Charlene Li, an analyst at Forrester, (the technology research and strategy company) writes a blog that's just had its first birthday. Get this. " Rarely a day goes by that a conversation with a client doesn't include a reference to a blog post. And Communication -- the speed and quality of the conversation on this blog -- is better than anything I've experienced at Forrester, short of face to face meetings. So why do I blog? Because it perfectly aligns with my goal of communicating better with Forrester clients"
by
Chris Gilbey
on September 27, 2005 09:16AM (EST)
Tokyo is fascinating. One of the things that struck me when I first
came here about 4 years ago was the cars. Japanese automotive companies
test market vehicles domestically up the kazoo before launching
globally. When I was on my way to buy some sushi on Sunday night I saw
a car that looked suspiciously like an old style mini from the rear. On
my way back I checked out the front of the car - still pretty
mini-like, but different enough. It was a Daihatsu - and I think the
model name was "mini". Coming to a street near you next year?
I went back to the Yodabashi Camera Store again yesterday and purchased
a digital camcorder. I bought the Sony 5.1 model. It has a microphone
array on the top that enables you to record in surround sound. I have
heard the result and it really is something. I think this is going to
be one of those products that establishes a new way of doing things and
is going to be part of the next big change in the way we entertain
ourselves.
I have been using skype more and more on this trip. Normally I rent a
cell phone when I fly into Narita (6th time this year that I am in
Japan at present). This time I didn't. Now that is going to save money.

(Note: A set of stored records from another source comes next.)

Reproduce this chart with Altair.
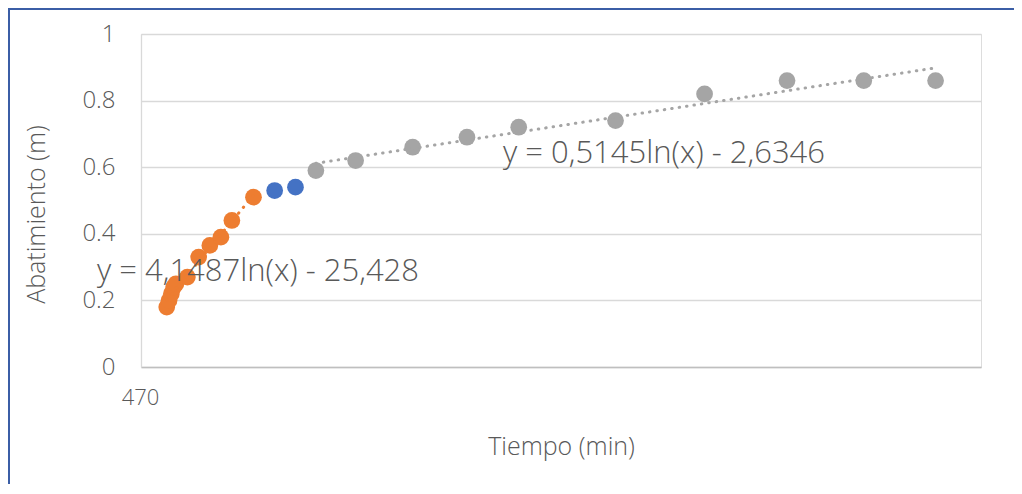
import altair as alt
import pandas as pd

# ---- data ----
orange_t = [481, 482, 483, 484, 485, 490, 495, 500, 505, 510, 520]
orange_s = [0.18, 0.20, 0.22, 0.24, 0.25, 0.27, 0.33, 0.365, 0.39, 0.44, 0.51]
blue_t = [530, 540]
blue_s = [0.53, 0.54]
gray_t = [550, 570, 600, 630, 660, 720, 780, 840, 900, 960]
gray_s = [0.59, 0.62, 0.66, 0.69, 0.72, 0.74, 0.82, 0.86, 0.86, 0.86]
x_ticks = [470]
y_ticks = [0, 0.2, 0.4, 0.6, 0.8, 1]
eq_orange = "y = 4,1487ln(x) - 25,428"
eq_gray = "y = 0,5145ln(x) - 2,6346"

ORANGE = "#ED7D31"
BLUE = "#4472C4"
GRAY = "#A5A5A5"
TXT = "#595959"
FONT = "Open Sans"

W, H = 840, 333

df_o = pd.DataFrame({"t": orange_t, "s": orange_s})
df_b = pd.DataFrame({"t": blue_t, "s": blue_s})
df_g = pd.DataFrame({"t": gray_t, "s": gray_s})

xscale = alt.Scale(type="log", domain=[470, 1000], nice=False)
yscale = alt.Scale(domain=[0, 1], nice=False)

xaxis = alt.Axis(
    values=x_ticks, grid=False, ticks=False, domain=True,
    domainColor="#BFBFBF", domainWidth=1.5,
    labelFontSize=22, labelColor=TXT, labelFont=FONT, labelFontWeight=300,
    labelPadding=20, labelOffset=-1, labelFlush=False,
    title="Tiempo (min)", titleFontSize=25, titleColor=TXT, titleFont=FONT,
    titleFontWeight=300, titleY=87, titleBaseline="alphabetic",
)
yaxis = alt.Axis(
    values=y_ticks, format="~g", grid=True, gridColor="#D9D9D9", gridWidth=1.3,
    ticks=False, domain=True, domainColor="#D9D9D9", domainWidth=1.3,
    labelFontSize=24, labelColor=TXT, labelFont=FONT, labelFontWeight=300,
    labelPadding=26,
    title="Abatimiento (m)", titleFontSize=25, titleColor=TXT, titleFont=FONT,
    titleFontWeight=300, titleX=-105, titleY=180, titleBaseline="middle",
)

x_enc = alt.X("t:Q", scale=xscale, axis=xaxis)
y_enc = alt.Y("s:Q", scale=yscale, axis=yaxis)
x_na = alt.X("t:Q", scale=xscale)
y_na = alt.Y("s:Q", scale=yscale)

MSIZE = 280

pts_o = alt.Chart(df_o).mark_point(filled=True, size=MSIZE, opacity=1, color=ORANGE).encode(x=x_enc, y=y_enc)
pts_b = alt.Chart(df_b).mark_point(filled=True, size=MSIZE, opacity=1, color=BLUE).encode(x=x_na, y=y_na)
pts_g = alt.Chart(df_g).mark_point(filled=True, size=MSIZE, opacity=1, color=GRAY).encode(x=x_na, y=y_na)

trend_o = alt.Chart(df_o).transform_regression("t", "s", method="log").mark_line(
    color=ORANGE, strokeWidth=3, strokeDash=[0.5, 7], strokeCap="round"
).encode(x=x_na, y=y_na)
trend_g = alt.Chart(df_g).transform_regression("t", "s", method="log").mark_line(
    color=GRAY, strokeWidth=3, strokeDash=[0.5, 7], strokeCap="round"
).encode(x=x_na, y=y_na)

one = pd.DataFrame({"k": [0]})
lab_o = alt.Chart(one).mark_text(
    text=eq_orange, align="left", baseline="alphabetic", fontSize=31,
    font=FONT, fontWeight=300, color=TXT
).encode(x=alt.value(-44), y=alt.value(247))
lab_g = alt.Chart(one).mark_text(
    text=eq_gray, align="left", baseline="alphabetic", fontSize=31,
    font=FONT, fontWeight=300, color=TXT
).encode(x=alt.value(362), y=alt.value(129))

FRAME = "#3B5EA6"
frame_left = alt.Chart(one).mark_rule(color=FRAME, strokeWidth=2).encode(
    x=alt.value(-132), y=alt.value(-26), y2=alt.value(H + 120)
)
frame_top = alt.Chart(one).mark_rule(color=FRAME, strokeWidth=2).encode(
    y=alt.value(-25), x=alt.value(-133), x2=alt.value(W + 40)
)

chart = alt.layer(
    pts_o, pts_b, pts_g, trend_o, trend_g, lab_o, lab_g, frame_left, frame_top
).properties(
    width=W, height=H,
    autosize=alt.AutoSizeParams(type="none"),
    padding={"left": 133, "top": 26, "right": 33, "bottom": 117},
).configure_view(stroke=None).configure(background="white")

chart.save("out.html", embed_options={"renderer": "svg", "actions": False})
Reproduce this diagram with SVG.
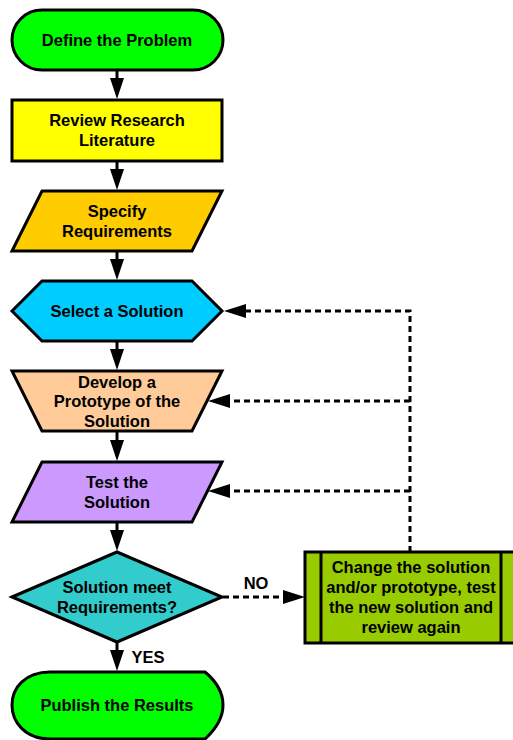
<svg xmlns="http://www.w3.org/2000/svg" width="513" height="740" viewBox="0 0 513 740">
<defs>
<style>
.n{stroke:#000;stroke-width:3;stroke-linejoin:miter}
.t{font-family:"Liberation Sans",Arial,sans-serif;font-weight:bold;font-size:16.5px;fill:#000;text-anchor:middle;dominant-baseline:central}
.s{stroke:#000;stroke-width:3;fill:none}
.d{stroke:#000;stroke-width:3;fill:none;stroke-dasharray:6,4}
.h{fill:#000}
</style>
</defs>
<rect width="513" height="740" fill="#fff"/>
<g id="connectors">
<line class="s" x1="117" y1="70" x2="117" y2="80"/>
<polygon class="h" points="110,78 124,78 117,99"/>
<line class="s" x1="117" y1="161" x2="117" y2="171"/>
<polygon class="h" points="110,169 124,169 117,190"/>
<line class="s" x1="117" y1="251" x2="117" y2="261"/>
<polygon class="h" points="110,259 124,259 117,280"/>
<line class="s" x1="117" y1="341" x2="117" y2="351"/>
<polygon class="h" points="110,349 124,349 117,370"/>
<line class="s" x1="117" y1="431" x2="117" y2="442"/>
<polygon class="h" points="110,440 124,440 117,461"/>
<line class="s" x1="117" y1="522" x2="117" y2="532"/>
<polygon class="h" points="110,530 124,530 117,551"/>
<line class="s" x1="117" y1="642" x2="117" y2="652"/>
<polygon class="h" points="110,650 124,650 117,671"/>
<polyline class="d" points="410,552 410,311 246,311"/>
<polygon class="h" points="224,311 246,304 246,318"/>
<line class="d" x1="410" y1="401" x2="230" y2="401"/>
<polygon class="h" points="208,401 230,394 230,408"/>
<line class="d" x1="410" y1="491" x2="230" y2="491"/>
<polygon class="h" points="208,491 230,484 230,498"/>
<line class="d" x1="223" y1="597" x2="284" y2="597"/>
<polygon class="h" points="305,597 283,590 283,604"/>
<text class="t" x="256" y="583">NO</text>
<text class="t" x="148" y="657">YES</text>
</g>
<g id="define">
<rect class="n" x="12" y="10" width="211" height="60" rx="30" ry="30" fill="#00FF00"/>
<text class="t" x="117" y="40">Define the Problem</text>
</g>
<g id="review">
<rect class="n" x="12" y="100" width="210" height="61" fill="#FFFF00"/>
<text class="t" x="117" y="120">Review Research</text>
<text class="t" x="117" y="140">Literature</text>
</g>
<g id="specify">
<polygon class="n" points="42,191 222,191 192,251 12,251" fill="#FFCC00"/>
<text class="t" x="117" y="211">Specify</text>
<text class="t" x="117" y="231">Requirements</text>
</g>
<g id="select">
<polygon class="n" points="12,311 42,281 192,281 222,311 192,341 42,341" fill="#00CCFF"/>
<text class="t" x="117" y="311">Select a Solution</text>
</g>
<g id="develop">
<polygon class="n" points="12,371 222,371 192,431 42,431" fill="#FFCC99"/>
<text class="t" x="117" y="382">Develop a</text>
<text class="t" x="117" y="401">Prototype of the</text>
<text class="t" x="117" y="421">Solution</text>
</g>
<g id="test">
<polygon class="n" points="42,462 222,462 192,522 12,522" fill="#CC99FF"/>
<text class="t" x="117" y="482">Test the</text>
<text class="t" x="117" y="502">Solution</text>
</g>
<g id="decision">
<polygon class="n" points="12,597 117,552 222,597 117,642" fill="#33CCCC"/>
<text class="t" x="117" y="587">Solution meet</text>
<text class="t" x="117" y="607">Requirements?</text>
</g>
<g id="publish">
<path class="n" d="M50,672 H205 C217,682 223,692 223,705 C223,718 217,728 205,739 H50 C25,739 12,722 12,705 C12,688 25,672 50,672 Z" fill="#00FF00"/>
<text class="t" x="117" y="705">Publish the Results</text>
</g>
<g id="change">
<rect class="n" x="305" y="552" width="212" height="91" fill="#99CC00"/>
<line class="s" x1="321" y1="552" x2="321" y2="643"/>
<line class="s" x1="501" y1="552" x2="501" y2="643"/>
<text class="t" x="411" y="567">Change the solution</text>
<text class="t" x="411" y="587">and/or prototype, test</text>
<text class="t" x="411" y="607">the new solution and</text>
<text class="t" x="411" y="627">review again</text>
</g>
</svg>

No cell phone and calls to the US and Australia on skype for free.
Gotta love that.
I finished the Thomas Fridman book last night, and it is certainly
interesting reading The World Is Flat while travelling from country to
country in the East - through the places that are truly helping drive
this change. Disturbing thing is to see the price of energy leaping
up.... and to talk to people who are just not seeing the knife edge
that we are all balanced on. When national media is so controlled in so
many countries, when the stories that are World Is Flat stories don't
make it to the front page because they are perceived to be against
national interests, but where those same stories are about massive
social change, you have to worry. These are the things that are going
to cause the serious tectonic shifts that we are about to face.
I have been listening a lot to podcasts during the time that I have
been on the road. One of the things that I love is this whole concept
of the Tivo for audio. There is more intelligent commentary available
in audio form than in audio/visual to start with. That is because
content creation is a snip. Cheap and easy. And you can consume the
content while sitting on the Tokyo metro or in a restauant or wherever.
Multitasking to generate more business intelligence. This combination
of podcasting, blogging and of course RSS is what is going to rock our
world. Particularly with a future in which I see substantially more
expensive or curtailed travel - whether it be because of cost of oil or
the breakout of bird flu. And that will lead to a need for greater
communication and more inventive forms of social marketing.
The Wall Street Journal writes about blogs being bought by bigger concerns. Just as free internet sites (hotmail) were eventually snapped up and monetized this is a healthy process. It indicates that although a recent development, blogs are beginning to flower/develop/mature as a business sector.